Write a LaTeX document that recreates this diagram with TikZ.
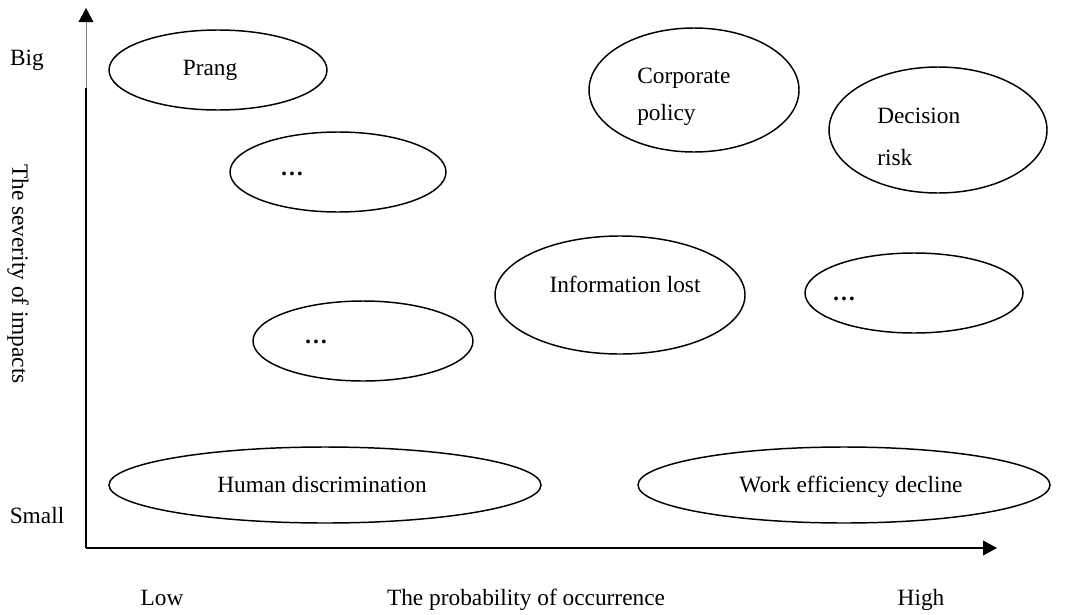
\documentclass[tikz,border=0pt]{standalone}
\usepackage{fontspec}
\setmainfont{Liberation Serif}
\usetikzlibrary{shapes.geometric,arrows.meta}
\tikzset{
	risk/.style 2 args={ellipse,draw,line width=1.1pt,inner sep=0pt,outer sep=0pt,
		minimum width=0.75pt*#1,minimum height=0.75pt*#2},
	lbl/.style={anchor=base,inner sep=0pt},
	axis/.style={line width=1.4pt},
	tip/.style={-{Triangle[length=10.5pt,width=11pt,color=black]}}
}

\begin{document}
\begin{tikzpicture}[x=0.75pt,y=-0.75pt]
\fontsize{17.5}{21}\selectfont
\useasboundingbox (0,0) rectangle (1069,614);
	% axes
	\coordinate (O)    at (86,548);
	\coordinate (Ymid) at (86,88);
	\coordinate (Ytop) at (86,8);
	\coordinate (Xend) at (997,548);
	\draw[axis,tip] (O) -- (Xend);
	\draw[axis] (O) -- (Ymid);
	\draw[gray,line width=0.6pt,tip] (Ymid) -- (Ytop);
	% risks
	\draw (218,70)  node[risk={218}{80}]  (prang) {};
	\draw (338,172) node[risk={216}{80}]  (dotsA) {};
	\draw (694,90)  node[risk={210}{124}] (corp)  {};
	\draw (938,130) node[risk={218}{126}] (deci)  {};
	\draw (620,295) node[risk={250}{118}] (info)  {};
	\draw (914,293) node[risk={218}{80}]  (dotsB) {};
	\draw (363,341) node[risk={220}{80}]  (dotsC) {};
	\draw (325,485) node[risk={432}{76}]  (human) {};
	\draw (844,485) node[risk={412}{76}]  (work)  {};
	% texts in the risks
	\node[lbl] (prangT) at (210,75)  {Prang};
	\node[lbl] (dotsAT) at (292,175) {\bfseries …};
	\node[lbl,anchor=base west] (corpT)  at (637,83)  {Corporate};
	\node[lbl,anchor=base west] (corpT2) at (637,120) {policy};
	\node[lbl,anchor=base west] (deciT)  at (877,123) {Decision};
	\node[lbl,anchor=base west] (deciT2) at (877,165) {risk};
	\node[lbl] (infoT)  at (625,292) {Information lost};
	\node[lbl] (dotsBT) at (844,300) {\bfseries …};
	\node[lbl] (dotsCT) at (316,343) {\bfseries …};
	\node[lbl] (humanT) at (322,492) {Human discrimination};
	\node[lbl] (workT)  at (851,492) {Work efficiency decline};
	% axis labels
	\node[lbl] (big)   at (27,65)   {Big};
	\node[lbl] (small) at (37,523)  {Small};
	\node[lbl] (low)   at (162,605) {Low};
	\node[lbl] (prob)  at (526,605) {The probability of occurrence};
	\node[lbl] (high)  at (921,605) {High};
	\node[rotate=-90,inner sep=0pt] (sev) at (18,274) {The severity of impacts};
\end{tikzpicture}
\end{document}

§ **Goal of the exercise**
Without the pictures, retype the whole of the material above exactly.

§ **Final result**
Write a LaTeX document that recreates this diagram with TikZ.
\documentclass[tikz,border=0pt]{standalone}
\usepackage{fontspec}
\setmainfont{Liberation Serif}
\usetikzlibrary{shapes.geometric,arrows.meta}
\tikzset{
	risk/.style 2 args={ellipse,draw,line width=1.1pt,inner sep=0pt,outer sep=0pt,
		minimum width=0.75pt*#1,minimum height=0.75pt*#2},
	lbl/.style={anchor=base,inner sep=0pt},
	axis/.style={line width=1.4pt},
	tip/.style={-{Triangle[length=10.5pt,width=11pt,color=black]}}
}

\begin{document}
\begin{tikzpicture}[x=0.75pt,y=-0.75pt]
\fontsize{17.5}{21}\selectfont
\useasboundingbox (0,0) rectangle (1069,614);
	% axes
	\coordinate (O)    at (86,548);
	\coordinate (Ymid) at (86,88);
	\coordinate (Ytop) at (86,8);
	\coordinate (Xend) at (997,548);
	\draw[axis,tip] (O) -- (Xend);
	\draw[axis] (O) -- (Ymid);
	\draw[gray,line width=0.6pt,tip] (Ymid) -- (Ytop);
	% risks
	\draw (218,70)  node[risk={218}{80}]  (prang) {};
	\draw (338,172) node[risk={216}{80}]  (dotsA) {};
	\draw (694,90)  node[risk={210}{124}] (corp)  {};
	\draw (938,130) node[risk={218}{126}] (deci)  {};
	\draw (620,295) node[risk={250}{118}] (info)  {};
	\draw (914,293) node[risk={218}{80}]  (dotsB) {};
	\draw (363,341) node[risk={220}{80}]  (dotsC) {};
	\draw (325,485) node[risk={432}{76}]  (human) {};
	\draw (844,485) node[risk={412}{76}]  (work)  {};
	% texts in the risks
	\node[lbl] (prangT) at (210,75)  {Prang};
	\node[lbl] (dotsAT) at (292,175) {\bfseries …};
	\node[lbl,anchor=base west] (corpT)  at (637,83)  {Corporate};
	\node[lbl,anchor=base west] (corpT2) at (637,120) {policy};
	\node[lbl,anchor=base west] (deciT)  at (877,123) {Decision};
	\node[lbl,anchor=base west] (deciT2) at (877,165) {risk};
	\node[lbl] (infoT)  at (625,292) {Information lost};
	\node[lbl] (dotsBT) at (844,300) {\bfseries …};
	\node[lbl] (dotsCT) at (316,343) {\bfseries …};
	\node[lbl] (humanT) at (322,492) {Human discrimination};
	\node[lbl] (workT)  at (851,492) {Work efficiency decline};
	% axis labels
	\node[lbl] (big)   at (27,65)   {Big};
	\node[lbl] (small) at (37,523)  {Small};
	\node[lbl] (low)   at (162,605) {Low};
	\node[lbl] (prob)  at (526,605) {The probability of occurrence};
	\node[lbl] (high)  at (921,605) {High};
	\node[rotate=-90,inner sep=0pt] (sev) at (18,274) {The severity of impacts};
\end{tikzpicture}
\end{document}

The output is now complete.